Arms Deal : NGO Studying State's Response

 

Publication  iafrica.com
Date 2002-03-07
Reporter Sapa
Web Link www.iafrica.co.za

 

The anti-arms NGO Economists Allied for Arms Reduction (Ecaar) and its lawyers were on Thursday mulling over government's response to their court action to scrap the arms deal.

The group has ten working days to respond to opposing affidavits filed by the state late on Wednesday - a day after a March 5 deadline.

Ecaar's South Africa chairman, Terry Crawford-Browne, told Sapa he would issue a statement next week once they had considered the arguments.

He described as "bizarre" and "incredibly weak" the papers submitted by the Finance Minister Trevor Manuel's legal team.

The state has argued, among other things, that Ecaar did not have the legal standing to bring a case against the government, and that the original papers should have been filed in Pretoria and not the Cape High Court.

It also wants a number of documents - including the Joint Investigating Team's arms deal report, affordability studies and all documents on the deal held by Parliament - dismissed as not relevant.
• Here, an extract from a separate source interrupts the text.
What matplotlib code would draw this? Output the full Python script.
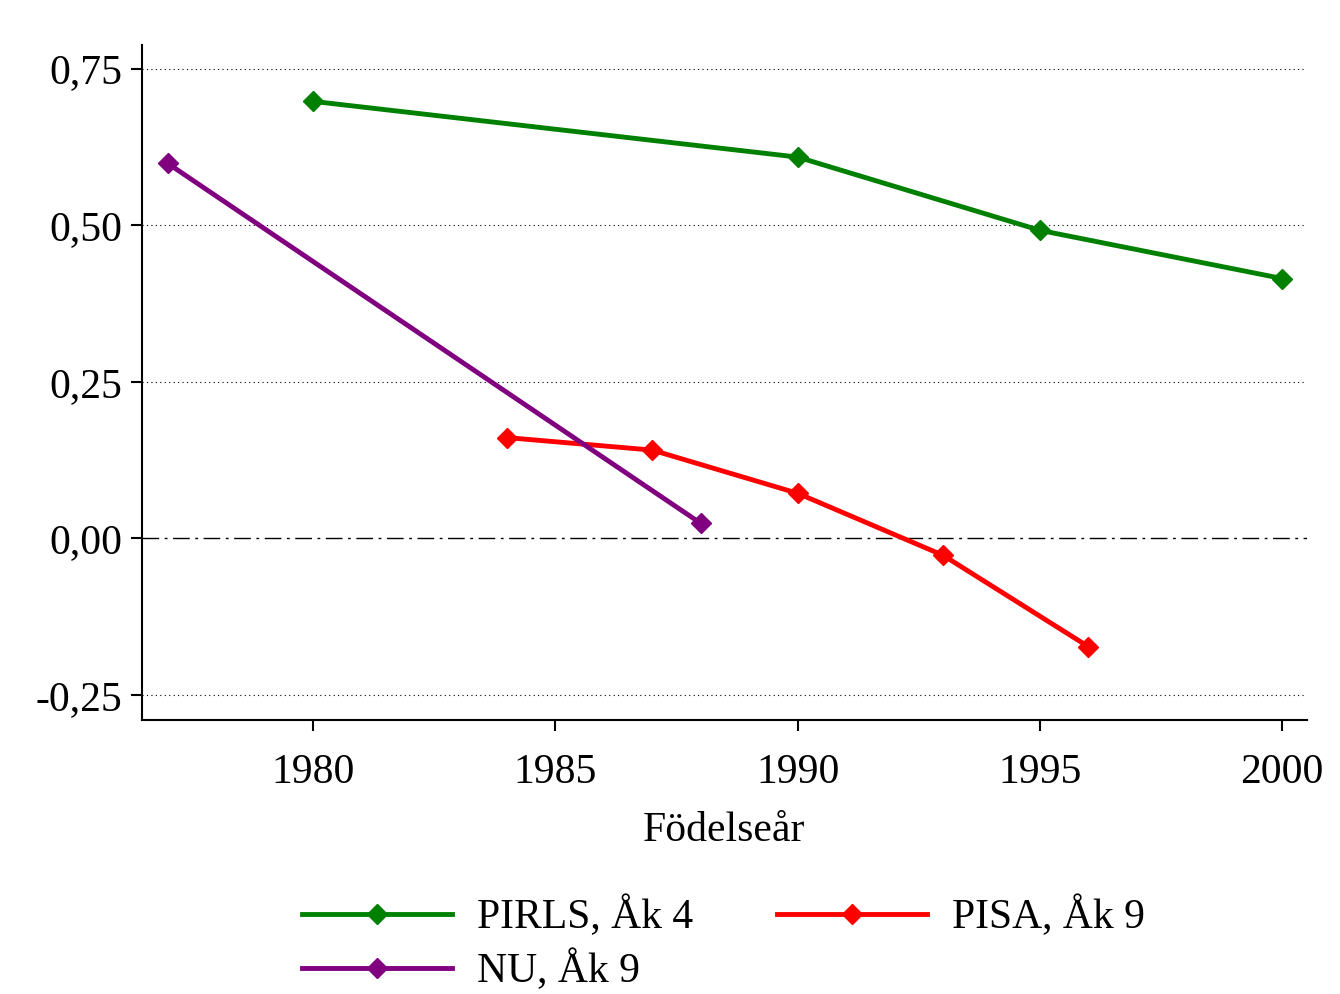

Ecaar and Crawford-Browne filed the court action at the Cape High Court on November 21 last year, on behalf of "all poor South Africans".

The NGO wants the government's controversial arms deal declared null and void, and all related foreign loan agreements - that Ecaar estimates will cost the country R115-billion - set aside.

It claims the deal is "strategically, economically and financially irrational, and thus constitutionally unlawful".

President Thabo Mbeki and Manuel were listed as the first and second respondents.

The lawsuit was filed shortly after Auditor-General Shauket Fakie, Public Protector Selby Baqwa and National Director of Public Prosecutions Bulelani Ngcuka unveiled a report on their probe into allegations of irregularities surrounding the deal.

The investigation found no "improper or unlawful conduct" by the government, and no grounds to suggest its contracting position was flawed.

The deal was originally priced at R30,3-billion, but according to Manuel in his Budget speech last month, this had increased to an estimated R52,7-billion due to the depreciation of the rand.

The Treasury was not immediately available for comment.